Fine, I said. I poured a little more in my glass, and tasted it again. “No, this is flawed wine,” I said, and again theatrically splashed the remainder in the bucket. This lit a fuse, and our natural winemaker—embodying his role as revolutionary—grabbed his dump bucket and threw the liquid at me. All over me, washing down like cold November rain. “You dump my wine, I dump it on you!” he shouted. I was so shocked, all I could do was laugh as I was dripping with flawed pet-nat. A little more harmless jawing ensued, and then luckily everyone calmed down. The winemaker and I hugged it out. (Note: this was a dump bucket, not a spit bucket; no one was spitting).
The party ended soon after. My travel companion passed out in the car as I drove through the Andalusian countryside, waking as we arrived into Jerez. It was only 10:00 pm, dinnertime in Spain, so we decided to eat some tapas along with a big-brand, definitely-not-natural fino sherry. She’d lived many years in Mexico and as we ate, she said, “You know, if we were in Mexico, that would have ended much worse.”
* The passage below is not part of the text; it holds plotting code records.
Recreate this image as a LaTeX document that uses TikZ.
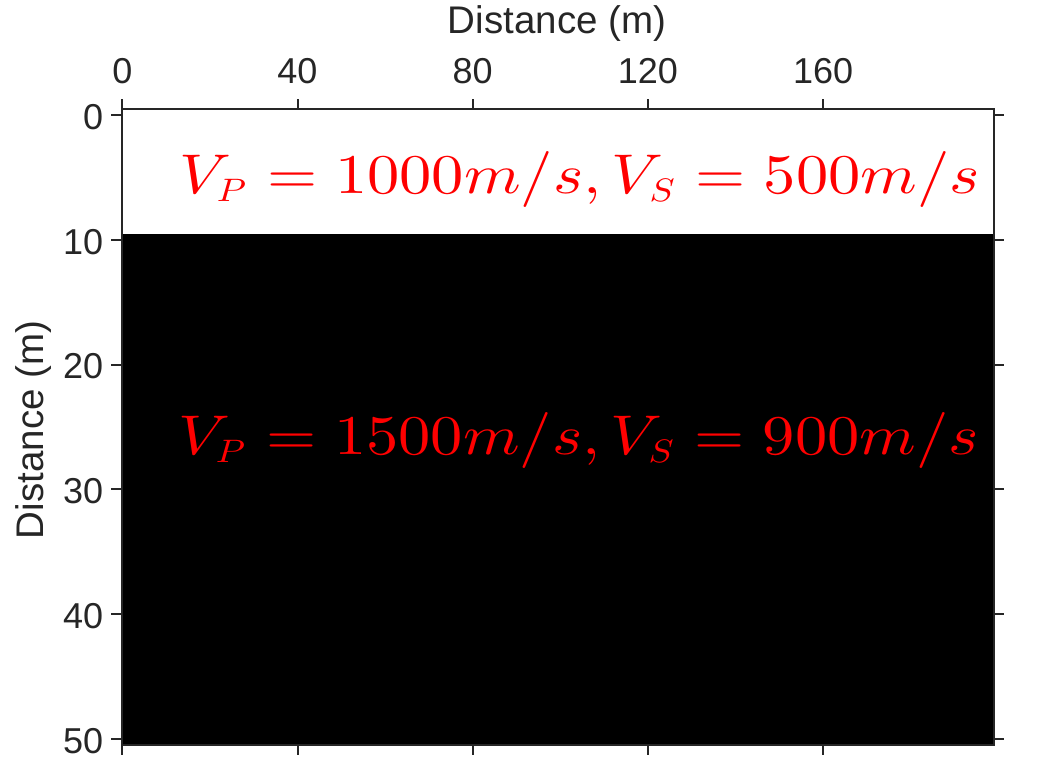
\documentclass[tikz,border=0pt]{standalone}
\usepackage{graphicx}
\usepackage[no-math]{fontspec}
\newfontfamily\arial{Liberation Sans}
\definecolor{axgray}{HTML}{262626}
\newcommand\smallsub[1]{_{\scalebox{0.58}{$#1$}}}
\begin{document}
\begin{tikzpicture}[x=1pt,y=-1pt,
  ticklab/.style={font=\arial\fontsize{36}{40}\selectfont, text=axgray, inner sep=0pt},
  axlab/.style={font=\arial\fontsize{38.5}{42}\selectfont, text=axgray, inner sep=0pt},
  vlab/.style={text=red, inner sep=0pt, anchor=base west},
  tickline/.style={draw=axgray, line width=2pt}]
\useasboundingbox (0,0) rectangle (1040,770);
% layers
\fill[white] (121.7,108.8) rectangle (994,233.6);
\fill[black] (121.7,233.6) rectangle (994,745.2);
% frame
\draw[draw=axgray, line width=2pt] (121.7,108.8) rectangle (994,745.2);
% x ticks (top and bottom)
\foreach \xv/\lab in {122.3/0,297.5/40,472.7/80,647.9/120,823.1/160}{
  \draw[tickline] (\xv,108.8) -- (\xv,99.5);
  \draw[tickline] (\xv,745.2) -- (\xv,754.5);
  \node[ticklab, anchor=base] (xt\lab) at (\xv,83.3) {\lab};
}
% y ticks (left and right)
\foreach \yv/\lab in {115/0,239.8/10,364.6/20,489.4/30,614.2/40,739/50}{
  \draw[tickline] (121.7,\yv) -- (110.5,\yv);
  \draw[tickline] (994,\yv) -- (1004,\yv);
  \node[ticklab, anchor=base east] (yt\lab) at (103.3,\yv+14.3) {\lab};
}
% axis labels
\node[axlab, anchor=base] (xlabel) at (557,33.3) {Distance (m)};
\node[axlab, anchor=base, rotate=90] (ylabel) at (43,430) {Distance (m)};
% layer labels
\node[vlab] (top) at (179,193.3) {\scalebox{6.45}[5.6]{$V\smallsub{P}=1000m/s,V\smallsub{S}=500m/s$}};
\node[vlab] (bot) at (178,454) {\scalebox{6.45}[5.6]{$V\smallsub{P}=1500m/s,V\smallsub{S}=900m/s$}};
\end{tikzpicture}
\end{document}
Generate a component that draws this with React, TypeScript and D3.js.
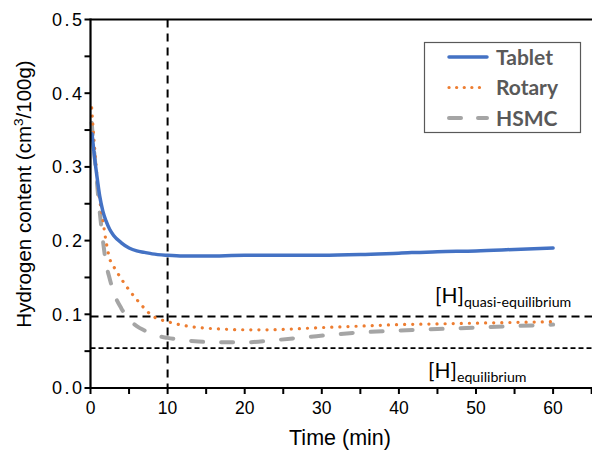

“Yeah,” I said. “In Philadelphia it would have ended badly, too.” I knew, fairly or unfairly, I had been the instigator. Maybe it was a badly ingrained Philly-area impulse. Maybe I had been bored by the hours-long ranting. In any case, I felt a little bad. I felt like I had betrayed natural wine—whatever that means.
A few days later, the winemaker sent me a message: “Ey Jason, sorry for throw the wine on you. I think you are a nice guy. Everyone has to look into themselves. Thank you for your visit.”
He’s right, after all. Everyone does have to look into themselves. We all define life and wine differently—natural or otherwise. A natural winemaker, trying to work within a strict set of virtues and principles, is fighting an underdog’s battle in a corporate wine world that would like to see wines like his eradicated. His defensiveness and reaction made all the sense in the world, and I respect it.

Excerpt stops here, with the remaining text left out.